How strange: Legislators here in Arkansas, or at least those in this state's
House of Representatives, have just voted for a bill that would cast the
state's six electoral votes for whichever presidential candidate won the
nation's popular vote.
That's right: This state's delegates to the Electoral College would no
longer follow the wishes of Arkansas voters. Instead, they'd go with
whichever candidate got the most popular votes nationwide.
Can this bill be constitutional? Can a state legislature reverse the result
of a federal presidential election within its borders? And why would the
state's own legislature take away Arkansas' right to vote for a president,
and just go with the rest of the country willy-nilly?
Arkansas doesn't ordinarily play a large part in presidential campaigns as
it is. After all, larger states have a lot more electoral votes to cast than
a small one like Arkansas. But why sacrifice what little influence a small
state has? It's a mystery.
Yet this is happening all over the country, as states are asked to join an
interstate compact pledging to support the winner of the national popular
vote. If successful, this movement would render the Electoral College
meaningless.
It's all being done in the name of One Person, One Vote! Nice slogan. But
it's no substitute for serious thought about the Electoral College and the
role it plays in the complex American constitutional system.
The Electoral College is part of a delicate set of constitutional checks and
balances. Change one part and the whole mechanism could be thrown off. The
current electoral system means that a presidential campaign has to be waged
nationally by large, well-organized parties-usually two-rather than by a
bunch of competing individual candidates. Or by a dozen or so small parties
slugging it out to see which one can win a bare plurality.
With the Electoral College in place, the winner has got to get enough votes
in enough states to claim a majority of the electors-not just a popular
plurality. That means organizing large, national parties, which is how the
country's two-party system came about. Take away the Electoral College, and
you take away a prominent inducement for having a two-party system.
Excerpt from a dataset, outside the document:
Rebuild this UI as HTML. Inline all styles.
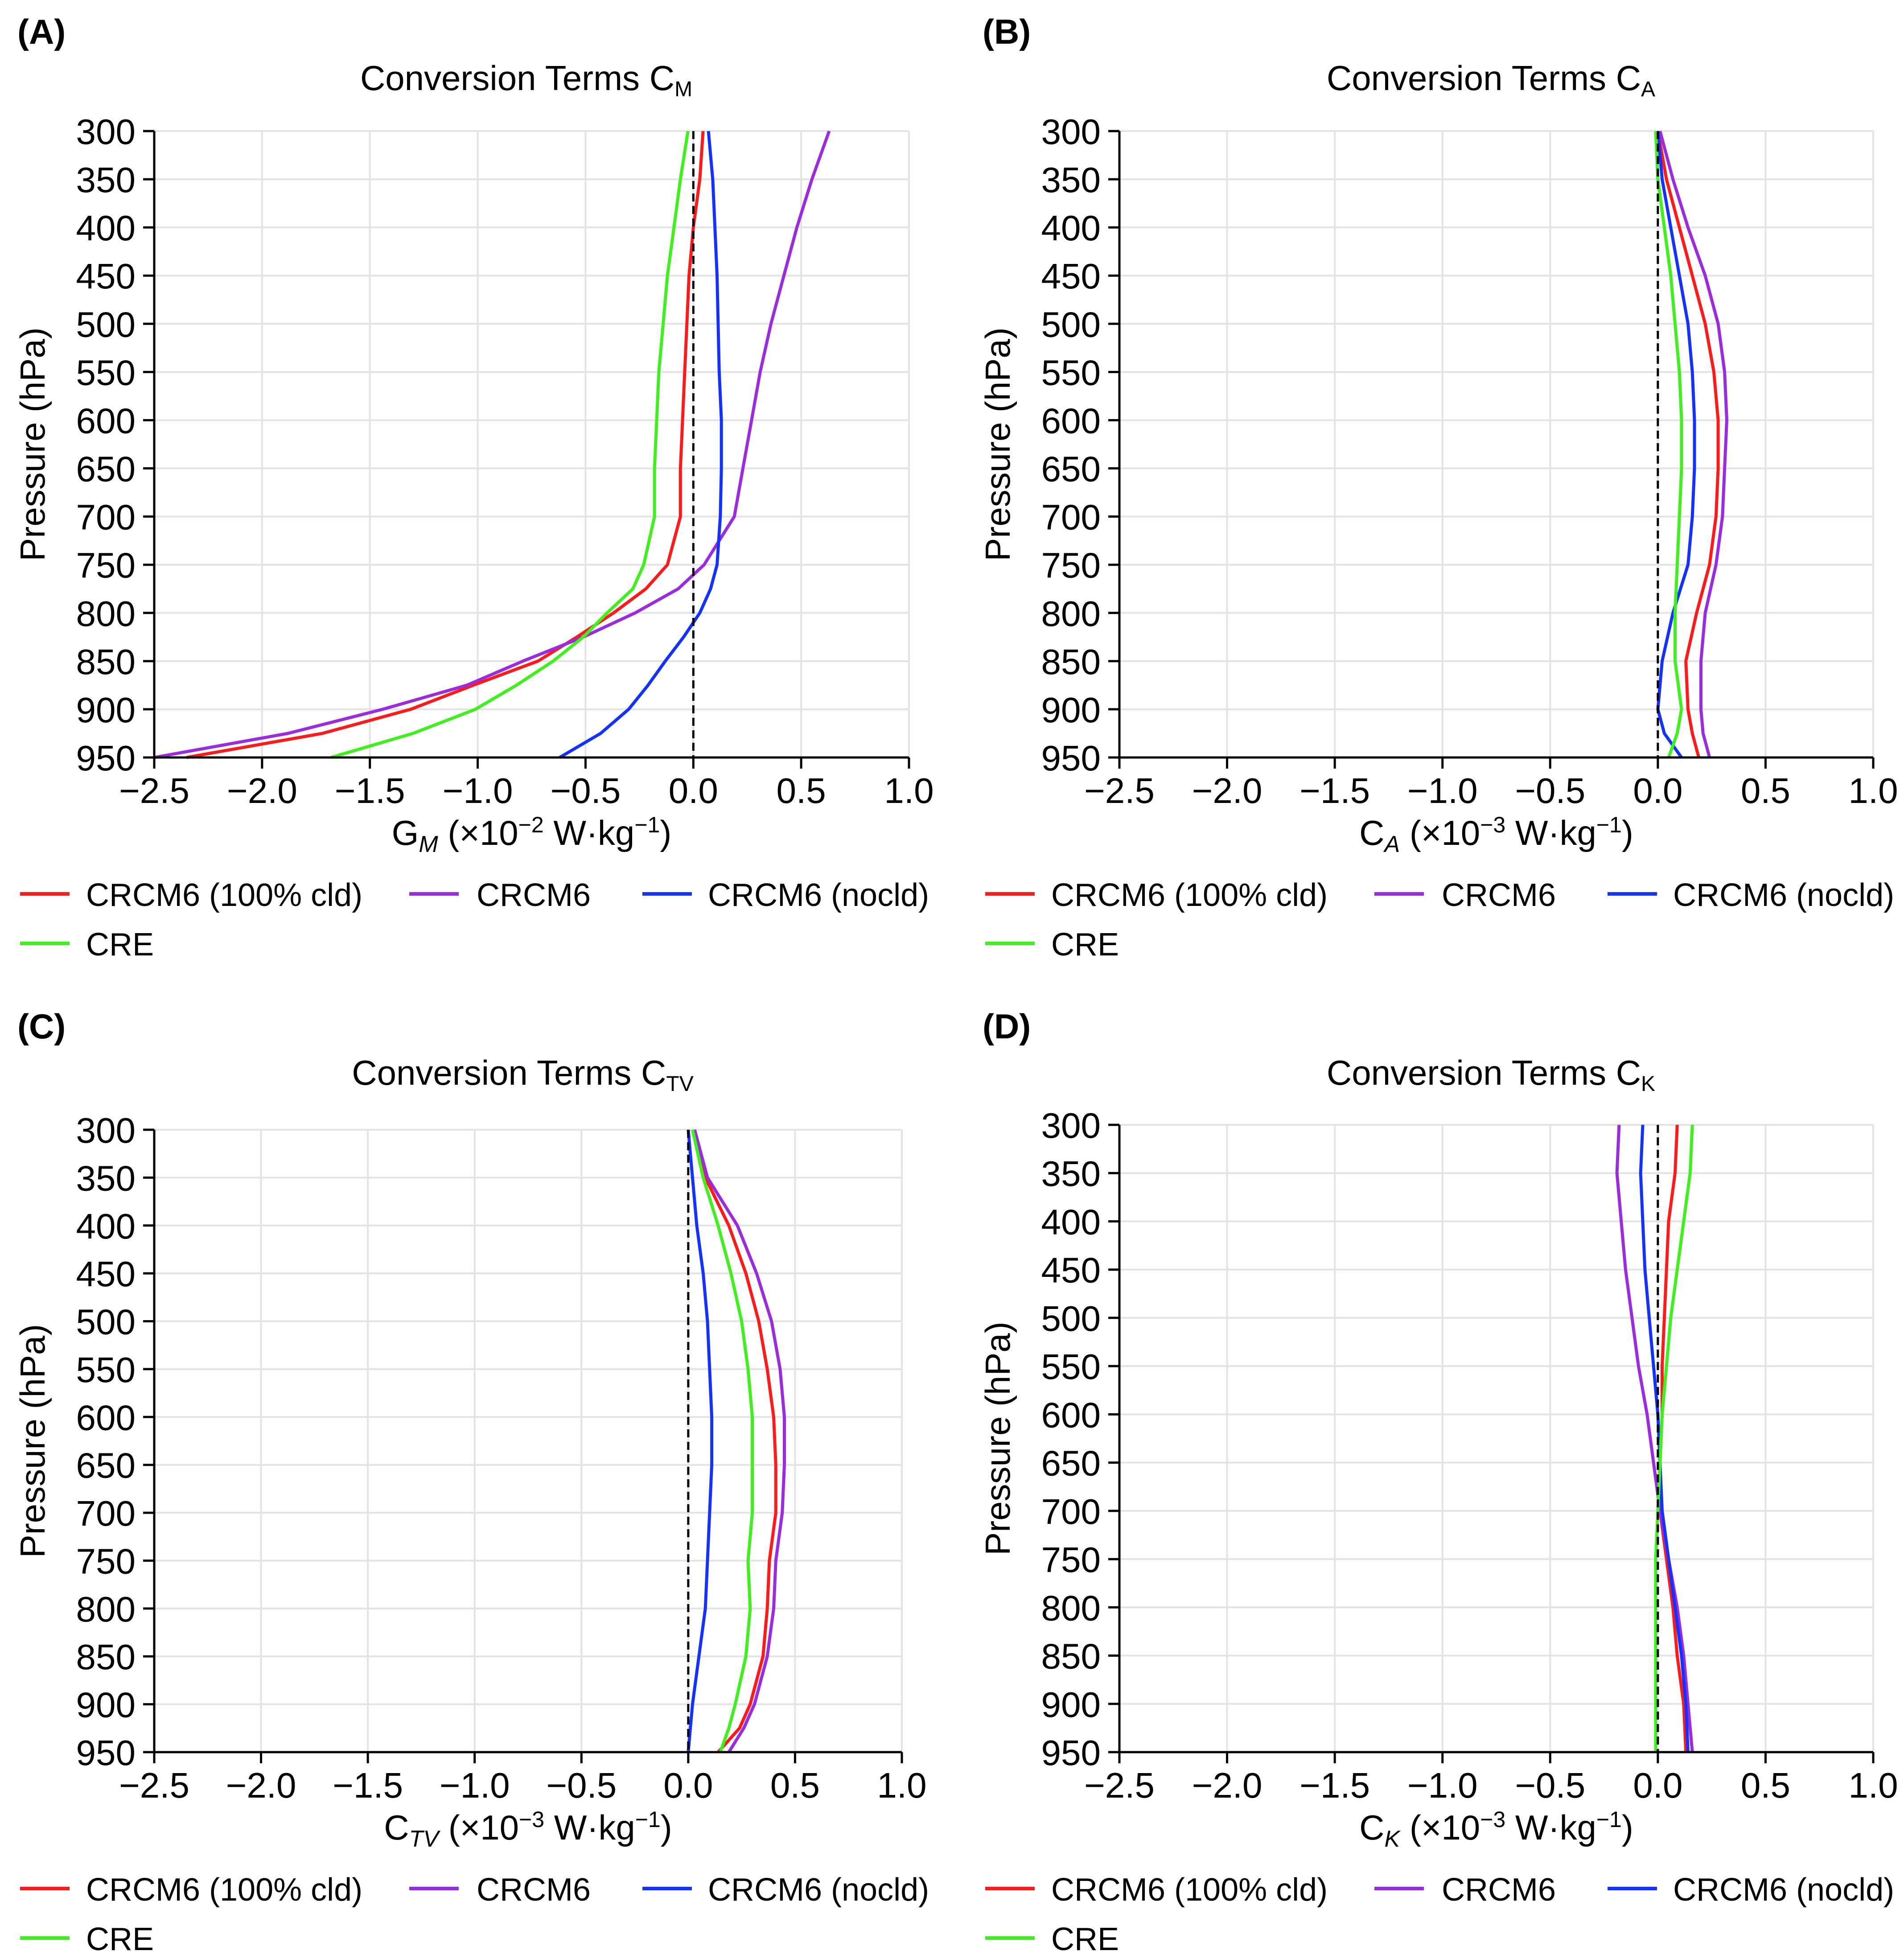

The idea of electing the president of the United States by popular vote may
sound unexceptionable in theory-One Person, One Vote!-but in practice it
could be full of unintended consequences. The most troubling: What would
happen to the two-party system? Right now, each party must achieve consensus
in order to nominate a candidate who can appeal to the broad middle of the
country, and so gain a majority of the Electoral College.